start Records shown

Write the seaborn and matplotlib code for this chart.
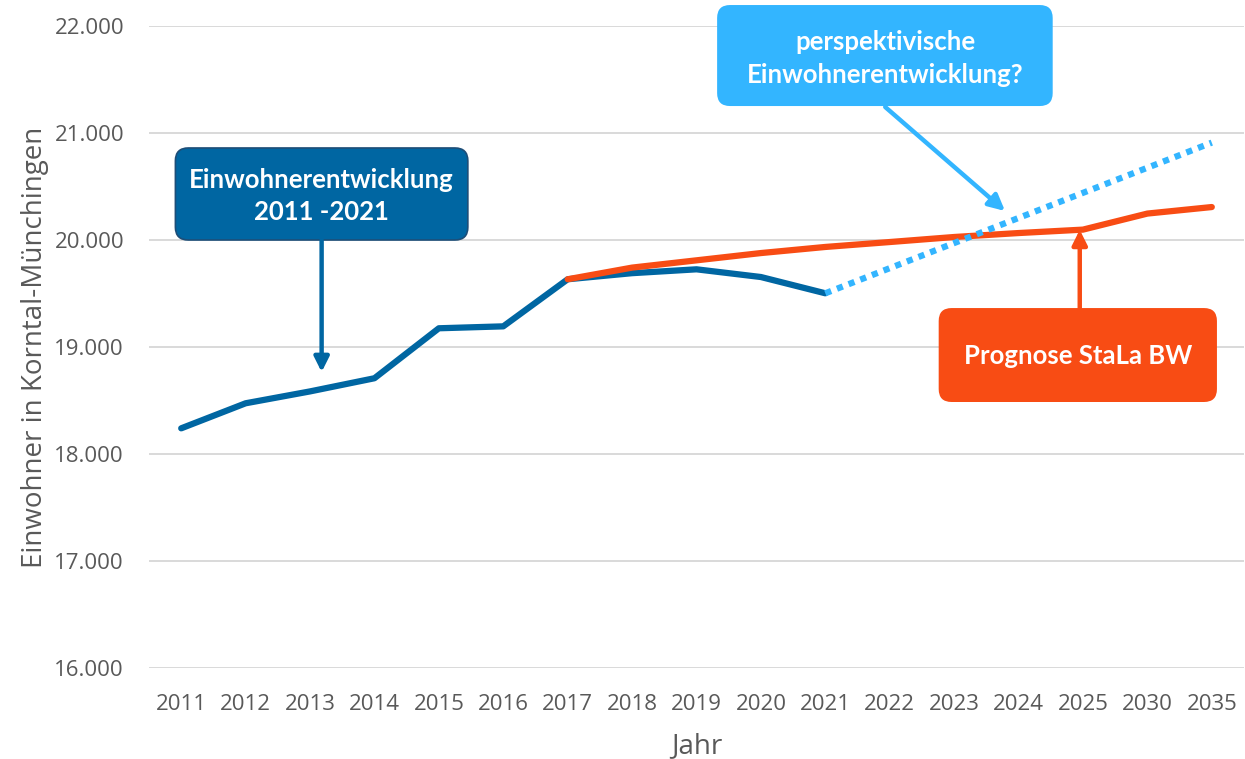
import matplotlib
matplotlib.use("Agg")
import matplotlib.pyplot as plt
import seaborn as sns
import pandas as pd
from matplotlib.patches import FancyBboxPatch
from matplotlib.ticker import FuncFormatter

# ---- data ----
years = ["2011", "2012", "2013", "2014", "2015", "2016", "2017", "2018", "2019",
         "2020", "2021", "2022", "2023", "2024", "2025", "2030", "2035"]
ist_years = ["2011", "2012", "2013", "2014", "2015", "2016", "2017", "2018", "2019", "2020", "2021"]
ist_values = [18240, 18474, 18585, 18708, 19175, 19193, 19633, 19690, 19726, 19654, 19502]
prog_years = ["2017", "2018", "2019", "2020", "2021", "2022", "2023", "2024", "2025", "2030", "2035"]
prog_values = [19633, 19742, 19810, 19878, 19935, 19981, 20028, 20065, 20097, 20247, 20308]
persp_years = ["2021", "2035"]
persp_values = [19502, 20910]
y_ticks = [16000, 17000, 18000, 19000, 20000, 21000, 22000]

label_ist = ["Einwohnerentwicklung", "2011 -2021"]
label_persp = ["perspektivische", "Einwohnerentwicklung?"]
label_prog = ["Prognose StaLa BW"]

# ---- style ----
sns.set_theme(style="white")
plt.rcParams["font.family"] = ["Open Sans", "DejaVu Sans"]

C_BLUE = "#0066A2"
C_ORANGE = "#F84C14"
C_LIGHT = "#33B5FF"
C_TEXT = "#595959"
C_GRID = "#D9D9D9"

pos = {y: i for i, y in enumerate(years)}
df_ist = pd.DataFrame({"x": [pos[y] for y in ist_years], "v": ist_values})
df_prog = pd.DataFrame({"x": [pos[y] for y in prog_years], "v": prog_values})
df_persp = pd.DataFrame({"x": [pos[y] for y in persp_years], "v": persp_values})

fig = plt.figure(figsize=(12.45, 7.59), dpi=100)
ax = fig.add_axes([149 / 1245, 91 / 759, (1244 - 149) / 1245, 642 / 759])

sns.lineplot(data=df_ist, x="x", y="v", ax=ax, color=C_BLUE, linewidth=4.5,
             solid_capstyle="round", zorder=3)
sns.lineplot(data=df_prog, x="x", y="v", ax=ax, color=C_ORANGE, linewidth=4.5,
             solid_capstyle="round", zorder=4)
sns.lineplot(data=df_persp, x="x", y="v", ax=ax, color=C_LIGHT, linewidth=4.5,
             linestyle=(0, (1, 1)), dash_capstyle="butt", zorder=5)

ax.set_xlim(-0.5, len(years) - 0.5)
ax.set_ylim(y_ticks[0], y_ticks[-1])
ax.set_xticks(range(len(years)))
ax.set_xticklabels(years)
ax.set_yticks(y_ticks)
ax.yaxis.set_major_formatter(FuncFormatter(lambda v, p: f"{v:,.0f}".replace(",", ".")))
ax.grid(axis="y", color=C_GRID, linewidth=1.4)
ax.grid(axis="x", visible=False)
ax.set_axisbelow(True)
for s in ax.spines.values():
    s.set_visible(False)
ax.tick_params(axis="both", length=0, labelsize=16, colors=C_TEXT)
ax.tick_params(axis="y", pad=18)
ax.tick_params(axis="x", pad=19)
ax.set_xlabel("Jahr", fontsize=20, color=C_TEXT, labelpad=12)
ax.set_ylabel("Einwohner in Korntal-Münchingen", fontsize=20, color=C_TEXT, labelpad=4)

# ---- callout boxes ----
ASPECT = (1095 / 17) / (642 / 6000)  # y data units per x unit for equal pixels


def box(x0, x1, y0, y1, fc, ec=None, lw=0):
    p = FancyBboxPatch((x0, y0), x1 - x0, y1 - y0,
                       boxstyle="round,pad=0,rounding_size=0.2",
                       mutation_aspect=ASPECT, fc=fc, ec=ec if ec else fc, lw=lw,
                       transform=ax.transData, clip_on=False, zorder=6)
    ax.add_patch(p)


TXT = dict(color="white", fontweight="bold", fontsize=18.5, ha="center", va="center",
           family=["Lato", "DejaVu Sans"], zorder=7, clip_on=False)

# Ist box
box(-0.09, 4.45, 20000, 20860, C_BLUE, ec="#1D4E78", lw=1.2)
ax.text(2.18, 20561, label_ist[0], **TXT)
ax.text(2.18, 20262, label_ist[1], **TXT)
ax.annotate("", xy=(2.18, 18766), xytext=(2.18, 20000),
            arrowprops=dict(arrowstyle="-|>", color=C_BLUE, lw=3.2, mutation_scale=22,
                            shrinkA=0, shrinkB=0), zorder=6)

# Perspektive box
box(8.32, 13.53, 21252, 22196, C_LIGHT)
ax.text(10.93, 21850, label_persp[0], **TXT)
ax.text(10.93, 21542, label_persp[1], **TXT)
ax.annotate("", xy=(12.79, 20271), xytext=(10.93, 21243),
            arrowprops=dict(arrowstyle="-|>", color=C_LIGHT, lw=3.2, mutation_scale=24,
                            shrinkA=0, shrinkB=0), zorder=6)

# Prognose box
box(11.76, 16.08, 18486, 19364, C_ORANGE)
ax.text(13.92, 18916, label_prog[0], **TXT)
ax.annotate("", xy=(13.95, 20095), xytext=(13.95, 19364),
            arrowprops=dict(arrowstyle="-|>", color=C_ORANGE, lw=3.2, mutation_scale=22,
                            shrinkA=0, shrinkB=0), zorder=6)

fig.savefig("out.png", dpi=100, facecolor="white")
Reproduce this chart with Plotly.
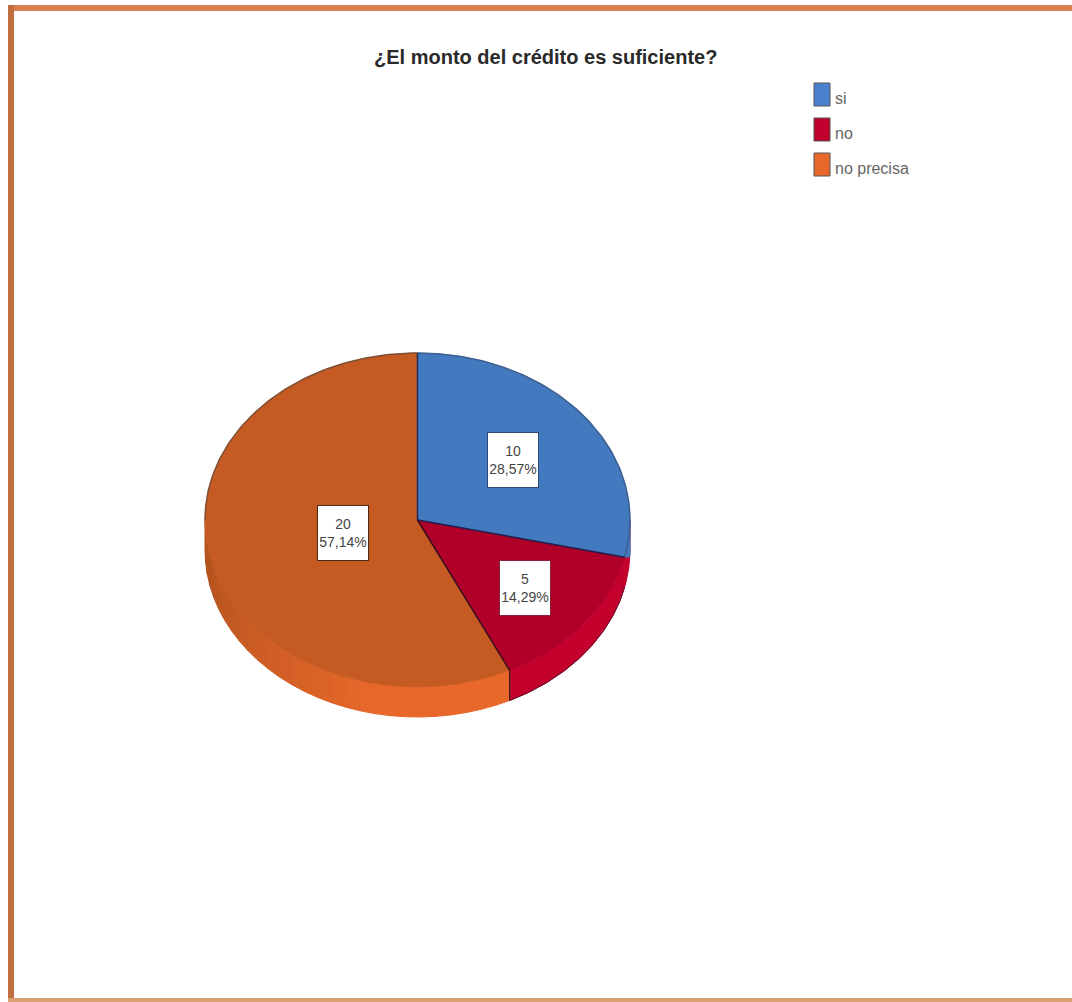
import numpy as np
import plotly.graph_objects as go

title = "¿El monto del crédito es suficiente?"
categories = ["si", "no", "no precisa"]
counts = [10, 5, 20]
percent_labels = ["28,57%", "14,29%", "57,14%"]

top_colors = ["#4279BF", "#B0002A", "#C55A22"]
side_colors = ["#4279BF", "#C4002D", "#E8682A"]
arc_colors = ["#3F5F8F", "#5E1028", "#7E5036"]
radial_colors = ["#1F2F5C", "#1F1F50", "#3A0A20"]
legend_colors = ["#4A80CC", "#C0002C", "#E8682A"]
box_borders = ["#2F4A78", "#8A2038", "#4A2A18"]
label_radius = [0.577, 0.65, 0.36]

CX, CY, RX, RY, DEPTH = 417.5, 520, 212.5, 167, 30
FONT = "Liberation Sans, Arial, sans-serif"
NOFILL = dict(mode="lines", hoverinfo="skip", showlegend=False)


def rim(a0, a1, dy=0.0, n=80):
    t = np.radians(np.linspace(a0, a1, n))
    return CX + RX * np.sin(t), CY + dy - RY * np.cos(t)


def band(a0, a1, colour, y_limit=None):
    x0, y0 = rim(a0, a1)
    x1, y1 = rim(a1, a0, DEPTH)
    ys = np.r_[y0, y1, y0[0]]
    if y_limit is not None:
        ys = np.minimum(ys, y_limit)
    return go.Scatter(x=np.r_[x0, x1, x0[0]], y=ys, fill="toself",
                      fillcolor=colour, line=dict(color=colour, width=1), **NOFILL)


def blend(c0, c1, f):
    a = [int(c0[k:k + 2], 16) for k in (1, 3, 5)]
    b = [int(c1[k:k + 2], 16) for k in (1, 3, 5)]
    return "#" + "".join(f"{round(p + (q - p) * f):02x}" for p, q in zip(a, b))


total = sum(counts)
edges = np.concatenate([[0], np.cumsum(counts) / total * 360])
fig = go.Figure()

# extruded rim, only the part facing the viewer
fig.add_trace(band(90, edges[2], side_colors[1]))
fig.add_trace(band(90, edges[1], side_colors[0], y_limit=rim(edges[1], edges[1], n=1)[1][0]))
# rim of the large slice: darker towards the left, brighter at the bottom
steps = np.linspace(edges[2], 270, 29)
for a0, a1 in zip(steps[:-1], steps[1:]):
    f = np.clip(((a0 + a1) / 2 - 190) / 70, 0, 1)
    fig.add_trace(band(a0, a1, blend(side_colors[2], "#B5531F", f)))

# silhouette of the lower edge of the small slice
xs, ys = rim(edges[1], edges[2], DEPTH)
fig.add_trace(go.Scatter(x=xs, y=ys, line=dict(color=arc_colors[1], width=1), **NOFILL))

# top face
for i, cat in enumerate(categories):
    xa, ya = rim(edges[i], edges[i + 1], n=160)
    fig.add_trace(go.Scatter(
        x=np.r_[CX, xa, CX], y=np.r_[CY, ya, CY], fill="toself", name=cat,
        fillcolor=top_colors[i], line=dict(color=top_colors[i], width=0.5), **NOFILL))

# outlines of the upper rim and the dividers
xa, ya = rim(edges[0], edges[1], n=120)
fig.add_trace(go.Scatter(x=xa, y=ya, line=dict(color=arc_colors[0], width=1.5), **NOFILL))
xa, ya = rim(270, 360, n=120)
fig.add_trace(go.Scatter(x=xa, y=ya, line=dict(color=arc_colors[2], width=1.5), **NOFILL))
for k, colour in enumerate(radial_colors):
    xa, ya = rim(edges[k], edges[k], n=1)
    fig.add_trace(go.Scatter(x=[CX, xa[0]], y=[CY, ya[0]], line=dict(color=colour, width=1.5), **NOFILL))
xa, ya = rim(edges[2], edges[2], n=1)
fig.add_trace(go.Scatter(x=[xa[0], xa[0]], y=[ya[0], ya[0] + DEPTH],
                         line=dict(color=radial_colors[2], width=1.2), **NOFILL))

annotations = [
    dict(x=545, y=57, text=f"<b>{title}</b>", showarrow=False, xref="x", yref="y",
         font=dict(family=FONT, size=20, color="#2A2A2A"))
]
for i, cat in enumerate(categories):
    mid = np.radians((edges[i] + edges[i + 1]) / 2)
    annotations.append(dict(
        x=CX + label_radius[i] * RX * np.sin(mid), y=CY - label_radius[i] * RY * np.cos(mid),
        text=f"{counts[i]}<br>{percent_labels[i]}", showarrow=False, xref="x", yref="y",
        font=dict(family=FONT, size=14, color="#444444"), bgcolor="white",
        bordercolor=box_borders[i], borderwidth=1, borderpad=0, align="center",
        width=50, height=54))

shapes = [
    dict(type="rect", xref="x", yref="y", x0=8, x1=1072, y0=5, y1=11, fillcolor="#D9804F", line_width=0),
    dict(type="rect", xref="x", yref="y", x0=8, x1=14, y0=5, y1=1002, fillcolor="#C07040", line_width=0),
    dict(type="rect", xref="x", yref="y", x0=8, x1=1072, y0=998, y1=1002, fillcolor="#D9A070", line_width=0),
]
for i, cat in enumerate(categories):
    yc = 95 + 35 * i
    shapes.append(dict(type="rect", xref="x", yref="y", x0=814, x1=830, y0=yc - 12, y1=yc + 11,
                       fillcolor=legend_colors[i], line=dict(color="#555555", width=1)))
    annotations.append(dict(x=833, y=yc + 3, text=cat, showarrow=False, xanchor="left", xref="x", yref="y",
                            font=dict(family=FONT, size=16, color="#666666")))

fig.update_layout(
    width=1072, height=1002, margin=dict(l=0, r=0, t=0, b=0),
    paper_bgcolor="white", plot_bgcolor="white", showlegend=False,
    xaxis=dict(range=[0, 1072], visible=False, fixedrange=True),
    yaxis=dict(range=[1002, 0], visible=False, fixedrange=True),
    annotations=annotations, shapes=shapes,
)
fig.write_html("out.html", config={"displayModeBar": False},
               post_script="document.body.style.margin='0';")
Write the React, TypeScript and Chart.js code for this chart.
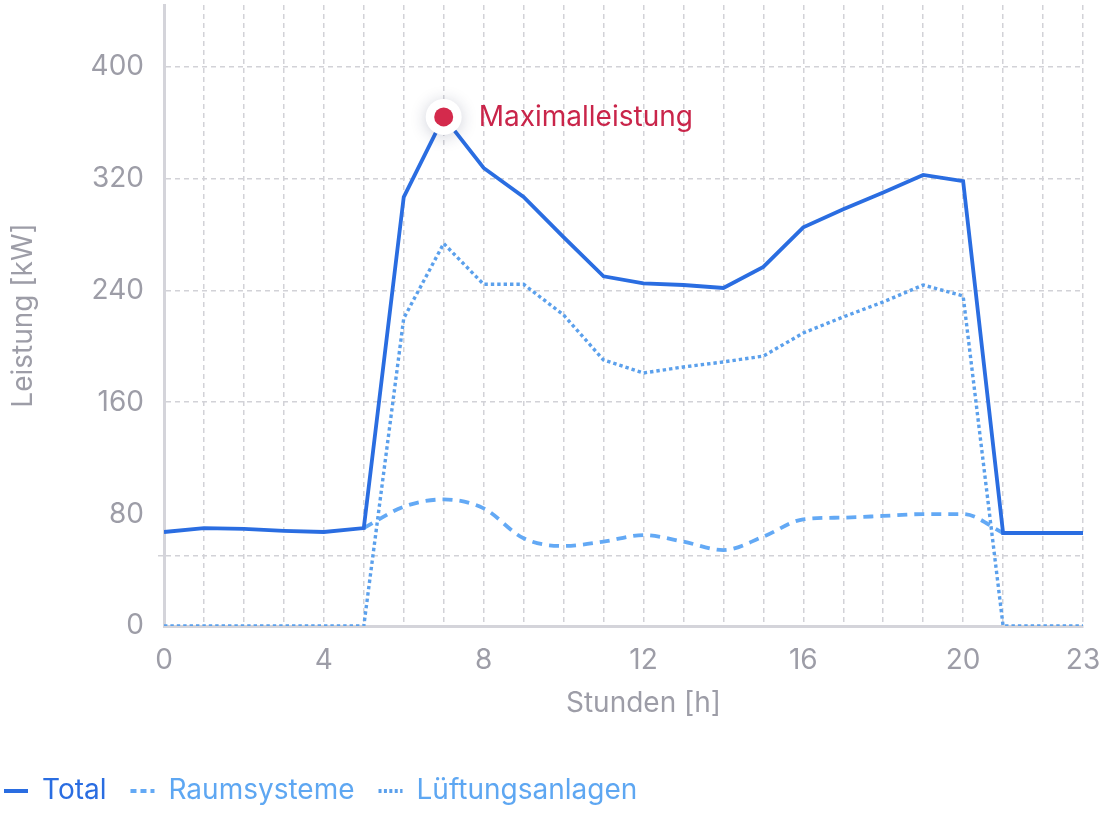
import React, { useEffect, useRef } from "react";
import { Chart, registerables } from "chart.js";

Chart.register(...registerables);

// ---- data ----
const hours = [0, 1, 2, 3, 4, 5, 6, 7, 8, 9, 10, 11, 12, 13, 14, 15, 16, 17, 18, 19, 20, 21, 22, 23];
const totalKW = [67.2, 70, 69.4, 68, 67.2, 70, 306.7, 364, 327.5, 306.7, 278, 250, 245, 243.8, 241.7, 256.7, 285, 298, 310, 322.5, 318, 66.5, 66.5, 66.5];
const raumKW = [null, null, null, null, null, 70, 85.3, 90.5, 84.1, 62.7, 57.2, 60.3, 65, 60.3, 54.3, 63.9, 76.3, 77.5, 78.7, 80, 80, 66.5, null, null];
const lueftungKW = [0, 0, 0, 0, 0, 0, 220, 273.5, 244.3, 244.3, 222.4, 190.2, 180.9, 185.2, 188.8, 193, 209.5, 221, 231.7, 243.8, 236, 0, 0, 0];
const xLabelHours = [0, 4, 8, 12, 16, 20, 23];
const yLabelTicks = [0, 80, 160, 240, 320, 400];
const yExtraGrid = [50];
const yMax = 444;
const seriesNames = ["Total", "Raumsysteme", "Lüftungsanlagen"];
const peakLabel = "Maximalleistung";
const xTitle = "Stunden [h]";
const yTitle = "Leistung [kW]";

export default function App() {
  const ref = useRef<HTMLCanvasElement>(null);

  useEffect(() => {
    document.body.style.margin = "0";
    document.body.style.overflow = "hidden";
    const canvas = ref.current;
    if (!canvas) return;

    const FONT = "Inter";
    const GREY = "#9d9da7";
    const GRID = "#d2d2d7";
    const AXIS = "#d4d4da";
    const lineColors = ["#2a6de1", "#63a9f5", "#5ba0ec"];
    const legendText = ["#2a6de1", "#5ea7f2", "#5ea7f2"];
    const legendDash = [[], [6, 4], [3, 2.4]];
    const RED = "#d42a4c";
    const font = { family: FONT, size: 28 };

    const pts = (vals: (number | null)[]) => hours.map((h, i) => ({ x: h, y: vals[i] }));
    const peakIdx = totalKW.indexOf(Math.max(...totalKW));
    const peakPoint = [{ x: hours[peakIdx], y: totalKW[peakIdx] }];

    const markerPlugin = {
      id: "peakMarker",
      beforeDatasetDraw(chart: any, args: any) {
        if (args.index === 3) {
          const c = chart.ctx;
          c.save();
          c.shadowColor = "rgba(30,40,80,0.22)";
          c.shadowBlur = 16;
          c.shadowOffsetY = 2;
        }
      },
      afterDatasetDraw(chart: any, args: any) {
        if (args.index === 3) chart.ctx.restore();
      },
      afterDatasetsDraw(chart: any) {
        const el = chart.getDatasetMeta(4).data[0];
        const c = chart.ctx;
        c.save();
        c.font = `28px ${FONT}`;
        if (el) {
          c.fillStyle = "#c9254a";
          c.textAlign = "left";
          c.textBaseline = "middle";
          c.fillText(peakLabel, el.x + 35, el.y + 1);
        }
        // x-axis title
        const xs = chart.scales.x;
        c.fillStyle = GREY;
        c.textAlign = "center";
        c.textBaseline = "middle";
        c.fillText(xTitle, (xs.left + xs.right) / 2 + 20, xs.top + 78);
        c.restore();
      },
    };

    const chart = new Chart(canvas, {
      type: "line",
      data: {
        datasets: [
          {
            label: seriesNames[0],
            data: pts(totalKW),
            borderColor: lineColors[0],
            backgroundColor: lineColors[0],
            borderWidth: 3.8,
            pointRadius: 0,
            tension: 0,
            order: 0,
          },
          {
            label: seriesNames[1],
            data: pts(raumKW),
            borderColor: lineColors[1],
            backgroundColor: lineColors[1],
            borderWidth: 3.8,
            borderDash: [10, 7],
            pointRadius: 0,
            cubicInterpolationMode: "monotone",
            order: 0,
          },
          {
            label: seriesNames[2],
            data: pts(lueftungKW),
            borderColor: lineColors[2],
            backgroundColor: lineColors[2],
            borderWidth: 3.4,
            borderDash: [3.4, 3],
            pointRadius: 0,
            tension: 0,
            order: 0,
          },
          {
            label: "halo",
            data: peakPoint,
            showLine: false,
            pointRadius: 18,
            pointBackgroundColor: "#ffffff",
            pointBorderWidth: 0,
            clip: false,
            order: -1,
          },
          {
            label: "dot",
            data: peakPoint,
            showLine: false,
            pointRadius: 9.5,
            pointBackgroundColor: RED,
            pointBorderWidth: 0,
            clip: false,
            order: -2,
          },
        ] as any,
      },
      options: {
        animation: false,
        responsive: false,
        events: [],
        layout: { autoPadding: false, padding: { left: -20, right: 37, top: 5, bottom: -1 } },
        plugins: {
          tooltip: { enabled: false },
          legend: {
            position: "bottom",
            align: "start",
            labels: {
              usePointStyle: true,
              pointStyle: "line",
              pointStyleWidth: 24,
              padding: 24,
              font,
              filter: (item: any) => item.datasetIndex < 3,
              generateLabels: (ch: any) => {
                const items = (Chart.defaults.plugins.legend.labels as any).generateLabels(ch);
                return items.map((it: any) => ({
                  ...it,
                  fontColor: legendText[it.datasetIndex] ?? GREY,
                  strokeStyle: lineColors[it.datasetIndex] ?? GREY,
                  lineDash: legendDash[it.datasetIndex] ?? [],
                  lineWidth: 4,
                  lineCap: "butt",
                  pointStyle: "line",
                }));
              },
            },
          },
        },
        scales: {
          x: {
            type: "linear",
            min: hours[0],
            max: hours[hours.length - 1],
            afterBuildTicks: (s: any) => {
              s.ticks = hours.map((h) => ({ value: h }));
            },
            grid: { color: GRID, lineWidth: 1.5, drawTicks: false },
            border: { display: true, color: AXIS, width: 3, dash: [5, 4] },
            ticks: {
              autoSkip: false,
              maxRotation: 0,
              padding: 18,
              color: GREY,
              font,
              callback: (v: any) => (xLabelHours.includes(Number(v)) ? String(v) : ""),
            },
            title: { display: false },
            afterFit: (s: any) => {
              s.height = 127;
            },
          },
          y: {
            type: "linear",
            min: 0,
            max: yMax,
            afterBuildTicks: (s: any) => {
              s.ticks = [...yLabelTicks, ...yExtraGrid].sort((a, b) => a - b).map((v) => ({ value: v }));
            },
            grid: {
              color: (c: any) => (c.tick && c.tick.value === 80 ? "rgba(0,0,0,0)" : GRID),
              lineWidth: 1.5,
              drawTicks: true,
              tickLength: 6,
              tickColor: (c: any) => (c.tick && yExtraGrid.includes(c.tick.value) ? GRID : "rgba(0,0,0,0)"),
              tickWidth: 1.5,
              tickBorderDash: [5, 4],
            },
            border: { display: true, color: AXIS, width: 3, dash: [5, 4] },
            ticks: {
              autoSkip: false,
              padding: 14,
              color: GREY,
              font: { family: FONT, size: 28, lineHeight: 0.36 },
              callback: (v: any) => (yLabelTicks.includes(Number(v)) ? String(v) : ""),
            },
            title: { display: true, text: yTitle, color: GREY, font, padding: { top: 27, bottom: 0 } },
            afterFit: (s: any) => {
              s.width = 184;
              s.paddingTop = 0;
            },
          },
        },
      } as any,
      plugins: [markerPlugin],
    });

    return () => chart.destroy();
  }, []);

  return (
    <div style={{ width: 1120, height: 814 }}>
      <canvas ref={ref} width={1120} height={814} style={{ display: "block", width: 1120, height: 814 }} />
    </div>
  );
}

end Records shown

[Work to complete]:
Only the lines from the start of the records through the line containing "from matplotlib.ticker import FuncFormatter" should be repeated, word for word, with the pictures left out.

[Exercise response]:
Write the seaborn and matplotlib code for this chart.
import matplotlib
matplotlib.use("Agg")
import matplotlib.pyplot as plt
import seaborn as sns
import pandas as pd
from matplotlib.patches import FancyBboxPatch
from matplotlib.ticker import FuncFormatter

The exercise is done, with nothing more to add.